Par exemple, le bonheur d’acheter une nouvelle robe, de devenir propriétaire d’un bien immobilier durera un temps jusqu’à revenir à un point d’équilibre normal dont nous aurons fait un acquis après quelque temps. Ce phénomène est aussi appelé Tapis roulant hédonique par les scientifiques Brickman et Campbell.
De la même manière, professionnellement, les effets positifs d’une augmentation ou d’une prime dureront en moyenne 10 à 14 jours jusqu’à ce que nous revenions à un état de satisfaction normal, nous mettant en quête d’une nouvelle promotion. Ainsi on comprend aisément que l’effet d’une augmentation ne se manifeste pas quotidiennement sur nous alors que la complicité, la solidarité, les relations chaleureuses au travail contribuent grandement à une satisfaction stable et surtout durable.

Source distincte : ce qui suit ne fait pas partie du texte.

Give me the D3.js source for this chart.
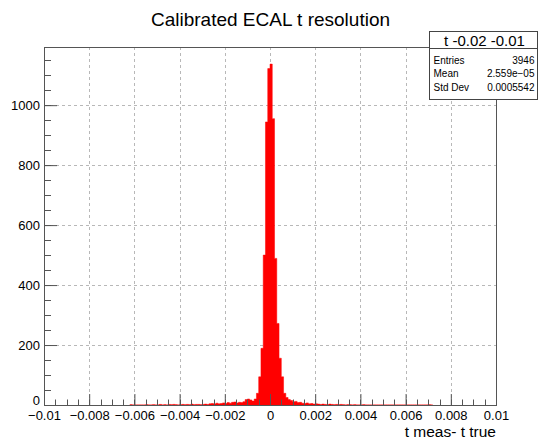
<html>
<head>
  <meta charset="utf-8">
  <title>Calibrated ECAL t resolution</title>
  <style>
    body { margin: 0; background: #fff; }
    text { font-family: "Liberation Sans", Arial, Helvetica, sans-serif; fill: #000; }
  </style>
  <script src="https://d3js.org/d3.v7.min.js"></script>
</head>
<body>
  <div id="chart"></div>
  <script>
{
    // histogram: bins of 0.0001 starting at binStart
    var binStart = -0.0062;
    var binWidth = 0.0001;
    var counts = [
      1, 0, 0, 0, 0, 0, 0, 1, 0, 0,      // -0.0062 .. -0.0053
      1, 0, 0, 2, 0, 1, 0, 2, 1, 2,      // -0.0052 .. -0.0043
      1, 0, 1, 2, 1, 2, 1, 3, 1, 2,      // -0.0042 .. -0.0033
      2, 1, 2, 3, 2, 4, 5, 3, 6, 4,      // -0.0032 .. -0.0023
      5, 7, 5, 8, 6, 9, 10, 7, 9, 8,     // -0.0022 .. -0.0013
      11, 18, 20, 17, 13, 20, 39, 94, 189, 500,   // -0.0012 .. -0.0003
      944, 1122, 1137, 955, 489, 272, 156, 94, 39, 25,  // -0.0002 .. 0.0007
      18, 15, 11, 12, 8, 9, 6, 5, 7, 4,  // 0.0008 .. 0.0017
      5, 3, 4, 3, 2, 3, 2, 1, 3, 2,      // 0.0018 .. 0.0027
      1, 2, 1, 2, 1, 0, 1, 1, 0, 1,      // 0.0028 .. 0.0037
      0, 0, 0, 1, 0, 0, 0, 0, 0, 0,      // 0.0038 .. 0.0047
      0, 0, 0, 0, 0, 0, 0, 0, 0, 0,      // 0.0048 .. 0.0057
      0, 0, 0, 0, 0, 0, 0, 0, 0, 0,      // 0.0058 .. 0.0067
      0, 0, 1, 0                          // 0.0068 .. 0.0071
    ];

    var xDomain = [-0.01, 0.01];
    var yMax = 1194;
    var xTicks = [-0.01, -0.008, -0.006, -0.004, -0.002, 0, 0.002, 0.004, 0.006, 0.008, 0.01];
    var xTickLabels = ["\u22120.01", "\u22120.008", "\u22120.006", "\u22120.004", "\u22120.002", "0",
                       "0.002", "0.004", "0.006", "0.008", "0.01"];
    var yTicks = [0, 200, 400, 600, 800, 1000];
    var yTickLabels = ["0", "200", "400", "600", "800", "1000"];

    var title = "Calibrated ECAL t resolution";
    var xTitle = "t meas- t true";
    var statsTitle = "t -0.02 -0.01";
    var statsNames = ["Entries", "Mean", "Std Dev"];
    var statsValues = ["3946", "2.559e\u221205", "0.0005542"];

    // layout
    var W = 539, H = 439;
    var margin = { top: 47, right: 43, bottom: 34, left: 44 },
        width = W - margin.left - margin.right,
        height = H - margin.top - margin.bottom;

    var x = d3.scaleLinear().domain(xDomain).range([0, width]);
    var y = d3.scaleLinear().domain([0, yMax]).range([height, 0]);

    var svg = d3.select("#chart").append("svg")
        .attr("width", W)
        .attr("height", H);

    svg.append("text")
        .attr("x", 270.5)
        .attr("y", 26)
        .attr("text-anchor", "middle")
        .style("font-size", "19px")
        .text(title);

    var g = svg.append("g")
        .attr("transform", "translate(" + margin.left + "," + margin.top + ")");

    // grid
    var grid = g.append("g")
        .attr("stroke", "#b8b8b8")
        .attr("stroke-dasharray", "3,3")
        .attr("stroke-width", 1);
    grid.selectAll(".vx")
        .data(xTicks.slice(1, -1))
        .enter().append("line")
        .attr("x1", function(d) { return Math.round(x(d)) + 0.5; })
        .attr("x2", function(d) { return Math.round(x(d)) + 0.5; })
        .attr("y1", 0)
        .attr("y2", height);
    grid.selectAll(".hy")
        .data(yTicks.slice(1))
        .enter().append("line")
        .attr("x1", 0)
        .attr("x2", width)
        .attr("y1", function(d) { return Math.round(y(d)) + 0.5; })
        .attr("y2", function(d) { return Math.round(y(d)) + 0.5; });

    // histogram as a step area
    var bins = counts.map(function(c, i) { return { x0: binStart + i * binWidth, n: c }; });
    bins.push({ x0: binStart + counts.length * binWidth, n: counts[counts.length - 1] });

    var area = d3.area()
        .curve(d3.curveStepAfter)
        .x(function(d) { return x(d.x0); })
        .y0(y(0))
        .y1(function(d) { return y(d.n); });

    g.append("path")
        .datum(bins)
        .attr("fill", "#ff0000")
        .attr("stroke", "#ff0000")
        .attr("stroke-width", 0.5)
        .attr("d", area);

    // frame
    g.append("rect")
        .attr("x", 0.5)
        .attr("y", 0.5)
        .attr("width", width)
        .attr("height", height)
        .attr("fill", "none")
        .attr("stroke", "#555");

    // minor ticks
    var xMinor = d3.range(-0.01, 0.0100001, 0.0005);
    var yMinor = d3.range(0, yMax, 50);
    g.append("g").attr("stroke", "#555").selectAll("line")
        .data(xMinor)
        .enter().append("line")
        .attr("x1", function(d) { return Math.round(x(d)) + 0.5; })
        .attr("x2", function(d) { return Math.round(x(d)) + 0.5; })
        .attr("y1", height)
        .attr("y2", height - 5.5);
    g.append("g").attr("stroke", "#555").selectAll("line")
        .data(yMinor)
        .enter().append("line")
        .attr("x1", 0)
        .attr("x2", 7)
        .attr("y1", function(d) { return Math.round(y(d)) + 0.5; })
        .attr("y2", function(d) { return Math.round(y(d)) + 0.5; });

    // axes (ticks point inwards like ROOT)
    var xAxis = g.append("g")
        .attr("transform", "translate(0," + height + ")")
        .call(d3.axisBottom(x)
            .tickValues(xTicks)
            .tickSize(-11)
            .tickSizeOuter(0)
            .tickPadding(6)
            .tickFormat(function(d, i) { return xTickLabels[i]; }));

    var yAxis = g.append("g")
        .call(d3.axisLeft(y)
            .tickValues(yTicks)
            .tickSize(-13)
            .tickSizeOuter(0)
            .tickPadding(4)
            .tickFormat(function(d, i) { return yTickLabels[i]; }));

    [xAxis, yAxis].forEach(function(a) {
        a.select(".domain").attr("stroke", "#555");
        a.selectAll(".tick line").attr("stroke", "#555");
        a.selectAll(".tick text")
            .style("font-family", "'Liberation Sans', Arial, sans-serif")
            .style("font-size", "13px")
            .attr("fill", "#000");
    });
    // the "0" label sits a little above the baseline, as in ROOT
    yAxis.selectAll(".tick text")
        .filter(function(d) { return d === 0; })
        .attr("dy", "-0.05em");

    svg.append("text")
        .attr("x", margin.left + width)
        .attr("y", 437)
        .attr("text-anchor", "end")
        .style("font-size", "15.5px")
        .text(xTitle);

    // stats box
    var sb = svg.append("g").attr("transform", "translate(429.5,31.5)");
    sb.append("rect")
        .attr("width", 108)
        .attr("height", 68)
        .attr("fill", "#fff")
        .attr("stroke", "#444");
    sb.append("line")
        .attr("x1", 0).attr("x2", 108)
        .attr("y1", 17).attr("y2", 17)
        .attr("stroke", "#444");
    sb.append("text")
        .attr("x", 55)
        .attr("y", 14)
        .attr("text-anchor", "middle")
        .style("font-size", "15px")
        .text(statsTitle);
    statsNames.forEach(function(name, i) {
        sb.append("text")
            .attr("x", 4)
            .attr("y", 32 + i * 13.5)
            .style("font-size", "10px")
            .text(name);
        sb.append("text")
            .attr("x", 105)
            .attr("y", 32 + i * 13.5)
            .attr("text-anchor", "end")
            .style("font-size", "10px")
            .text(statsValues[i]);
    });
}
  </script>
</body>
</html>
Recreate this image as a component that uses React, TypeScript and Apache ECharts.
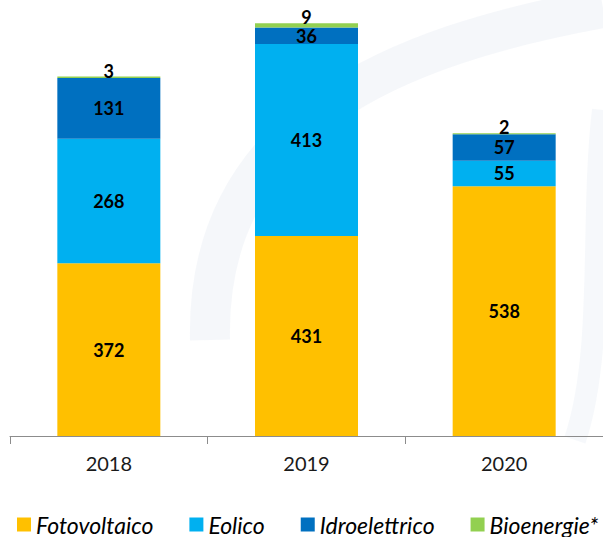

En conclusion, voici l’un des grands paradoxes humains, notre bien-être au travail comme nos souffrances au travail naissent de nos relations aux autres.
Les neurosciences et la psychologie positive nous confirment que le dialogue, l’ouverture d’esprit, la confiance et la convivialité nous aident à mieux travailler ensemble et à être plus productifs. D’où l’importance de réussir à nouer des liens dans le cadre professionnel, mais pour que ces liens existent, encore faut-il créer des temps de partage et de travail pour apprendre à mieux se connaître.
Sans vouloir spoiler la fin du Ted X, Robert Waldinger nous dit « qu’une belle vie se construit avec de belles relations ». Je vous souhaite de prendre soin de vos relations et d’y contribuer personnellement.